Номер «Современных записок» с первыми главами «Защиты Лужина» вышел в 1929 году. Я села читать эти главы, прочла их два раза. Огромный, зрелый, сложный современный писатель был передо мной, огромный русский писатель, как Феникс, родился из огня и пепла революции и изгнания. Наше существование отныне получало смысл. Все мое поколение было оправдано.

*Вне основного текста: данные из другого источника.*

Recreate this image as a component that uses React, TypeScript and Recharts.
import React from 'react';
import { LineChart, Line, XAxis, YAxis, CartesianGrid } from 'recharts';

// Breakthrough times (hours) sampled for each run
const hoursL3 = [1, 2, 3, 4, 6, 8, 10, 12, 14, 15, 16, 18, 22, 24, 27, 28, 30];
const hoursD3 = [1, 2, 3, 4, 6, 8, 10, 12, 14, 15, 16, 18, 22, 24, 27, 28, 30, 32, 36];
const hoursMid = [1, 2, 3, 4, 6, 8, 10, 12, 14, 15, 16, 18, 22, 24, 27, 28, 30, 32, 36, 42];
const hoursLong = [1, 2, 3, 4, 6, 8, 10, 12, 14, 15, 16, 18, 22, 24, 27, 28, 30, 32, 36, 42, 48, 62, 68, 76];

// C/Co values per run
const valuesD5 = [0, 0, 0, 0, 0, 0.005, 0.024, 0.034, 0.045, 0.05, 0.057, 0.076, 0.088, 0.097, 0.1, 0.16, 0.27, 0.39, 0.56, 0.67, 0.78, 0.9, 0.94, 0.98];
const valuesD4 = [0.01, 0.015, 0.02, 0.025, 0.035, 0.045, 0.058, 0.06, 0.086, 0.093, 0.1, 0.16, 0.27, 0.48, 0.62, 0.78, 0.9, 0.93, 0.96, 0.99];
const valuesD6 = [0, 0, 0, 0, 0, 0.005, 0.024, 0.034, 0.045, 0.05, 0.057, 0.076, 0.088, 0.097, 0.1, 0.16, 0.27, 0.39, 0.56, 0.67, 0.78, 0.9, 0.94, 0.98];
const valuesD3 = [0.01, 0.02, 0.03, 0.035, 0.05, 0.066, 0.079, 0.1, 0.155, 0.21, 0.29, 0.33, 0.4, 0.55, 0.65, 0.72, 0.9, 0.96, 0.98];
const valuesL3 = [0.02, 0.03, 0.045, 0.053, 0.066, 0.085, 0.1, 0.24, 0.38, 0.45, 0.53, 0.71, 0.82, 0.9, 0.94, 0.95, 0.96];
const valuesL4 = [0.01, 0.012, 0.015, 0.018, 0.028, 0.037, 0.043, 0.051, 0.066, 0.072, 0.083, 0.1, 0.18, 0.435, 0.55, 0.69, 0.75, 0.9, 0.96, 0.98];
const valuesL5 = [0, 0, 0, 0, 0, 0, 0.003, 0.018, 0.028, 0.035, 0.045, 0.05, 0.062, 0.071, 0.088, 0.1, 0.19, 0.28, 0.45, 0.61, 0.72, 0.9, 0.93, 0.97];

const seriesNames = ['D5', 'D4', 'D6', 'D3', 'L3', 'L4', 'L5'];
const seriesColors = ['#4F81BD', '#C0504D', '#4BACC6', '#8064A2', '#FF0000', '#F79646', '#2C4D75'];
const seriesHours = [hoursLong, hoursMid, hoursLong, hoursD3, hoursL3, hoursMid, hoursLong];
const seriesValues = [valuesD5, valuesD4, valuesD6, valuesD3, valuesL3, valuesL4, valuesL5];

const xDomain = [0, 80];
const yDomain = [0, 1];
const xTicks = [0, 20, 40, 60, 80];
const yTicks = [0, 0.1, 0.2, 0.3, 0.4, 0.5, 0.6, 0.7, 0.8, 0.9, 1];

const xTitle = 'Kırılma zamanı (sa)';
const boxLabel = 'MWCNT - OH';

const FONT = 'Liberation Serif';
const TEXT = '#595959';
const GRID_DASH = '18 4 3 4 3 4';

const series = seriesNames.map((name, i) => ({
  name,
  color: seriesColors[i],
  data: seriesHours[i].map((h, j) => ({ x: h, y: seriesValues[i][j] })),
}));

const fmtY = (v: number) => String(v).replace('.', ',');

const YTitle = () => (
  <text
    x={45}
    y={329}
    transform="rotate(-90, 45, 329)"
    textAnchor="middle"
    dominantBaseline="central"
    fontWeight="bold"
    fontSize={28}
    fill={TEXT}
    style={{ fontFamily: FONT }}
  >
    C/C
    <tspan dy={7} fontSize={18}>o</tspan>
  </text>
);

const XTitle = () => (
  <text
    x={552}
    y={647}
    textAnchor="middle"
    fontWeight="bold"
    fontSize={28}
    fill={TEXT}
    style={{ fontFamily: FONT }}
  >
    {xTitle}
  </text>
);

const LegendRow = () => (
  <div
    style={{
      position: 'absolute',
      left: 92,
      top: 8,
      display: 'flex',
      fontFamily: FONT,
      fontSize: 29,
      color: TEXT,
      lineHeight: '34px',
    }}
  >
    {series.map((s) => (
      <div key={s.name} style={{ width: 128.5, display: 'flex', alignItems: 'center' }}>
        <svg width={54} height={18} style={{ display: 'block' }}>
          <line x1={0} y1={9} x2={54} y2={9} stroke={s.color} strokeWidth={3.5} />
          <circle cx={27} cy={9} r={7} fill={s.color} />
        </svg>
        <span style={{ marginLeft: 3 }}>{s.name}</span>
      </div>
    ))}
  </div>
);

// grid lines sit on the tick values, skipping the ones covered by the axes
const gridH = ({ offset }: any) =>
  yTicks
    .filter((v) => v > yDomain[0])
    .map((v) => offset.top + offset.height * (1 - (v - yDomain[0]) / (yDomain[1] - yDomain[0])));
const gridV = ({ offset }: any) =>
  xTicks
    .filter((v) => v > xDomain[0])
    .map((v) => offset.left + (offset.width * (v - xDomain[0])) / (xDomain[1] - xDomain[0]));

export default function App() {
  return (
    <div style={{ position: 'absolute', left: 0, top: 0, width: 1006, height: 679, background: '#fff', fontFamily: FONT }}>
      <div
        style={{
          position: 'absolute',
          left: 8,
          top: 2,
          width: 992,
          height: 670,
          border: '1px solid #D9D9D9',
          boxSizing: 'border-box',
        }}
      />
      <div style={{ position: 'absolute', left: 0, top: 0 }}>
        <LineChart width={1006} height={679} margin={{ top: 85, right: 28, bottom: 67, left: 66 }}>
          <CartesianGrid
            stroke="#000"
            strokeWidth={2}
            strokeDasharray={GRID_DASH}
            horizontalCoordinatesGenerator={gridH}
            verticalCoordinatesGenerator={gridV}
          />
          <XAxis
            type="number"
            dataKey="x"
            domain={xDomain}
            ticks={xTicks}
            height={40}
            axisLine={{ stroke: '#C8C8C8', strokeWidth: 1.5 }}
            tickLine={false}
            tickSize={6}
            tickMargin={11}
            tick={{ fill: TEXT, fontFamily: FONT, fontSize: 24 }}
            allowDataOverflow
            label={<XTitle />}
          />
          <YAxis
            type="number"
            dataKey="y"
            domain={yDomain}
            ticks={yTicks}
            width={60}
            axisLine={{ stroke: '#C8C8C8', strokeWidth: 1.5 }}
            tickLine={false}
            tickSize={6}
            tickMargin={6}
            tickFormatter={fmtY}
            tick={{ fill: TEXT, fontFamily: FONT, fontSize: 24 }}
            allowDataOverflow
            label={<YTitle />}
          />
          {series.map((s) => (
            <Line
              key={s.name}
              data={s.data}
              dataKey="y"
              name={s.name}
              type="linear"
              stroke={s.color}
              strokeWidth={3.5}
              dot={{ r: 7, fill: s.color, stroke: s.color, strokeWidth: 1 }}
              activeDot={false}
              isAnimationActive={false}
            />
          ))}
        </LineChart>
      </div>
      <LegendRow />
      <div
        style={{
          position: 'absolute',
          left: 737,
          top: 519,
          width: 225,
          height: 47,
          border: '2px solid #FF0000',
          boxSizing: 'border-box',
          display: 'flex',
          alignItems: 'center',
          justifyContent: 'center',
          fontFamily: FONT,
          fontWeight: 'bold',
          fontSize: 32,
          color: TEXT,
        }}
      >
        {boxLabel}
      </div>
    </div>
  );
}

Я никогда не сказала ему этих своих о нем мыслей. Я хорошо узнала его в тридцатых годах, когда он стал изредка наезжать из Берлина в Париж и когда, наконец, перед войной он поселился в Париже вместе с женой и сыном. Я постепенно привыкла к его манере (не приобретенной в США, но бывшей всегда) не узнавать знакомых, обращаться, после многих лет знакомства, к Ивану Иванычу как к Ивану Петровичу, называть Нину Николаевну — Ниной Александровной, книгу стихов «На западе» публично назвать «На заднице», смывать с лица земли презрением когда-то милого ему человека, насмехаться над расположенным к нему человеком печатно (как в рецензии на «Пещеру» Алданова), взять все, что можно, у знаменитого автора и потом сказать, что он никогда не читал его. Я все это знаю теперь, но я говорю не о нем, я говорю о его книгах. Я стою «на пыльном перекрестке» и смотрю «на его царский поезд» с благодарностью и сознанием, что мое поколение (а значит, и я сама) будет жить в нем, не пропало, не растворилось между Биянкурским кладбищем, Шанхаем, Нью-Йорком, Прагой; мы все, всей нашей тяжестью, удачники (если таковые есть) и неудачники (целая дюжина), висим на нем. Жив Набоков, значит, жива и я!